ParamRange objects are constructed using the range method.

Examples

using Distributions

range1 = range(model, :hyper1, lower=0, upper=1)

range2 = [(range(model, :hyper1, lower=1, upper=10), Arcsine),
range(model, :hyper2, lower=2, upper=Inf, unit=1, origin=3),
(range(model, :hyper2, lower=2, upper=4), Normal(0, 3)),
(range(model, :hyper3, values=[:ball, :tree]), [0.3, 0.7])]

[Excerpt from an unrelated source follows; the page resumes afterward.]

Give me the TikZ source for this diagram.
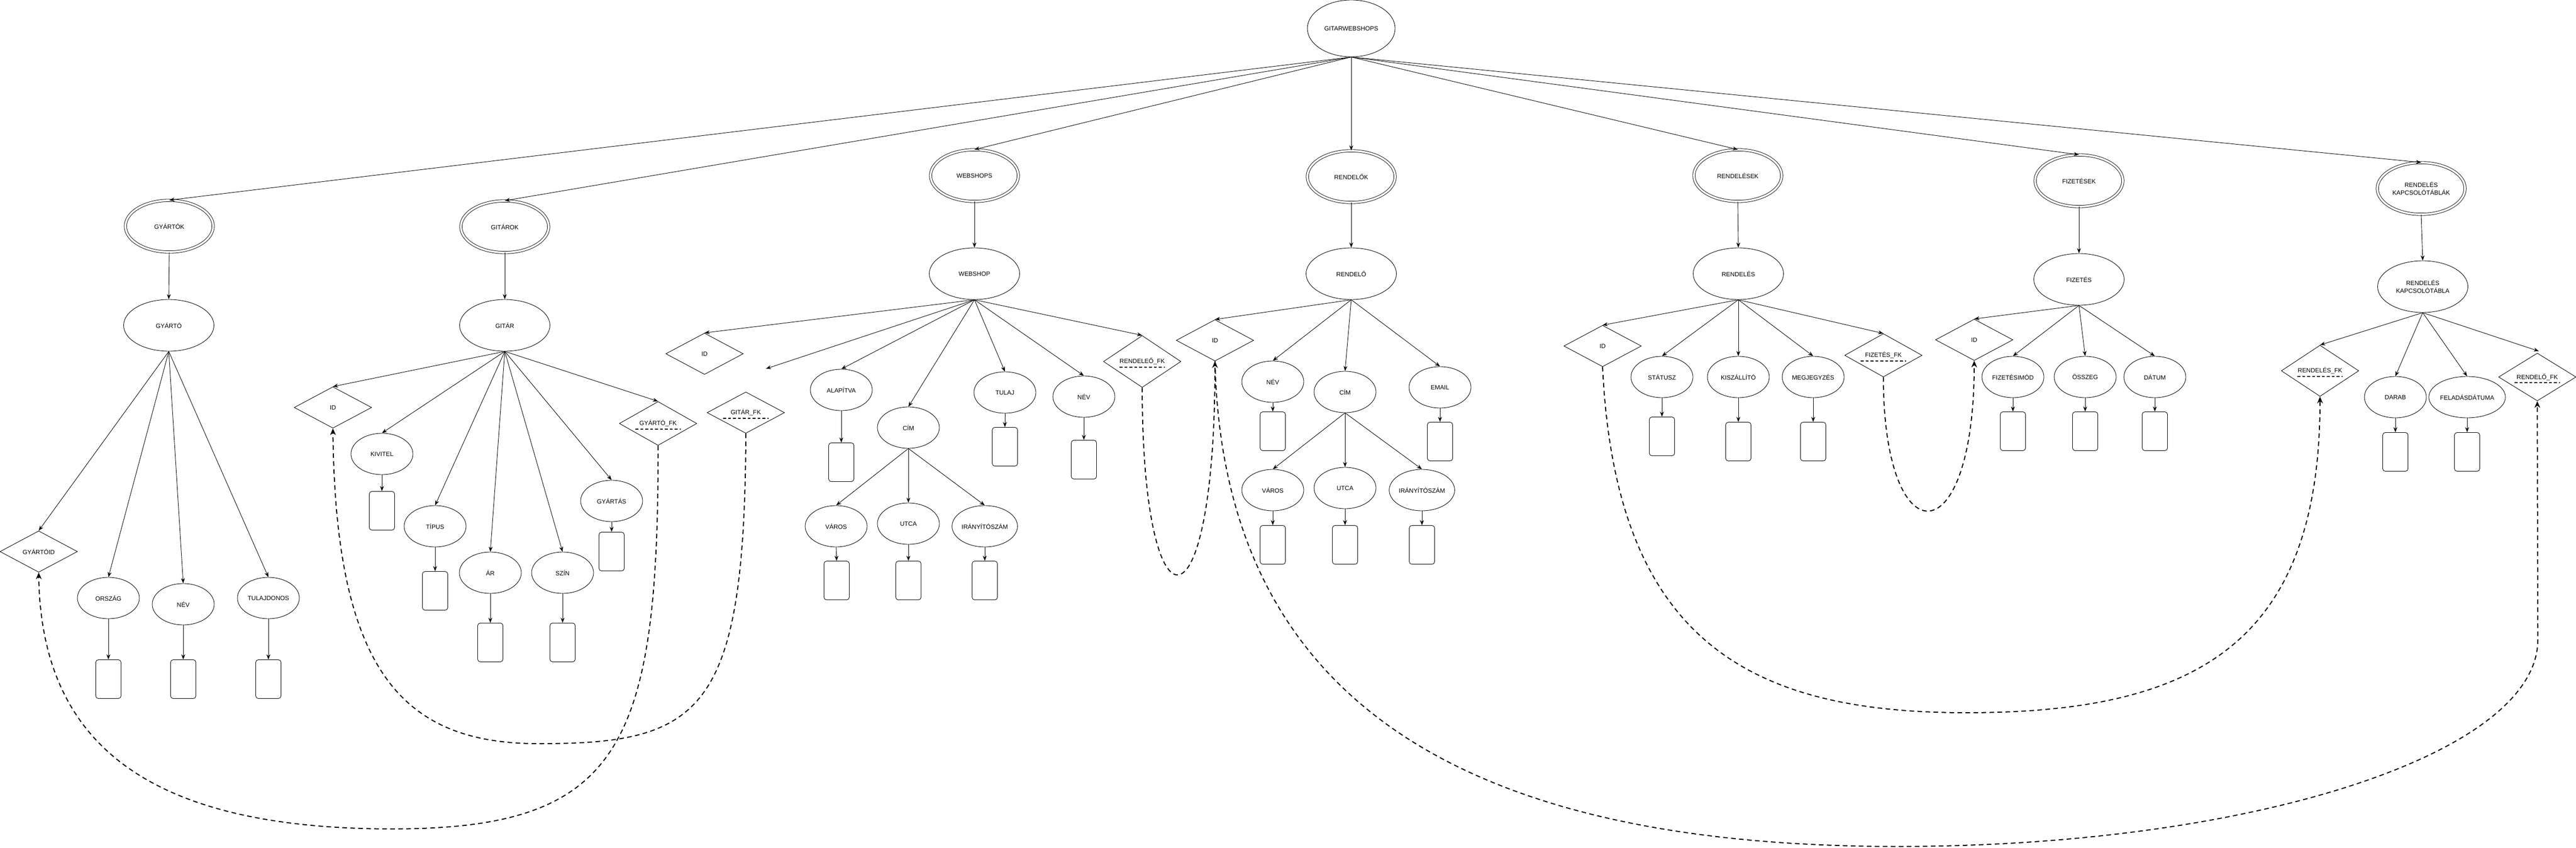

# uniform sampling of :(atom.λ) from [0, 1] without defining a NumericRange:
struct MySampler end
Base.rand(rng::Random.AbstractRNG, ::MySampler) = rand(rng)
range3 = (:(atom.λ), MySampler())

Algorithm

In each iteration, a model is generated for evaluation by mutating the fields of a deep copy of model. The range vector is shuffled and the fields sampled according to the new order (repeated fields being mutated more than once). For a range entry of the form (field, s) the algorithm calls rand(rng, s) and mutates the field field of the model clone to have this value. For an entry of the form (r, d), s is substituted with sampler(r, d). If no d is specified, then sampling is uniform (with replacement) if r is a NominalRange, and is otherwise given by the defaults specified by the tuning strategy parameters bounded, positive_unbounded, and other, depending on the field values of the NumericRange object r.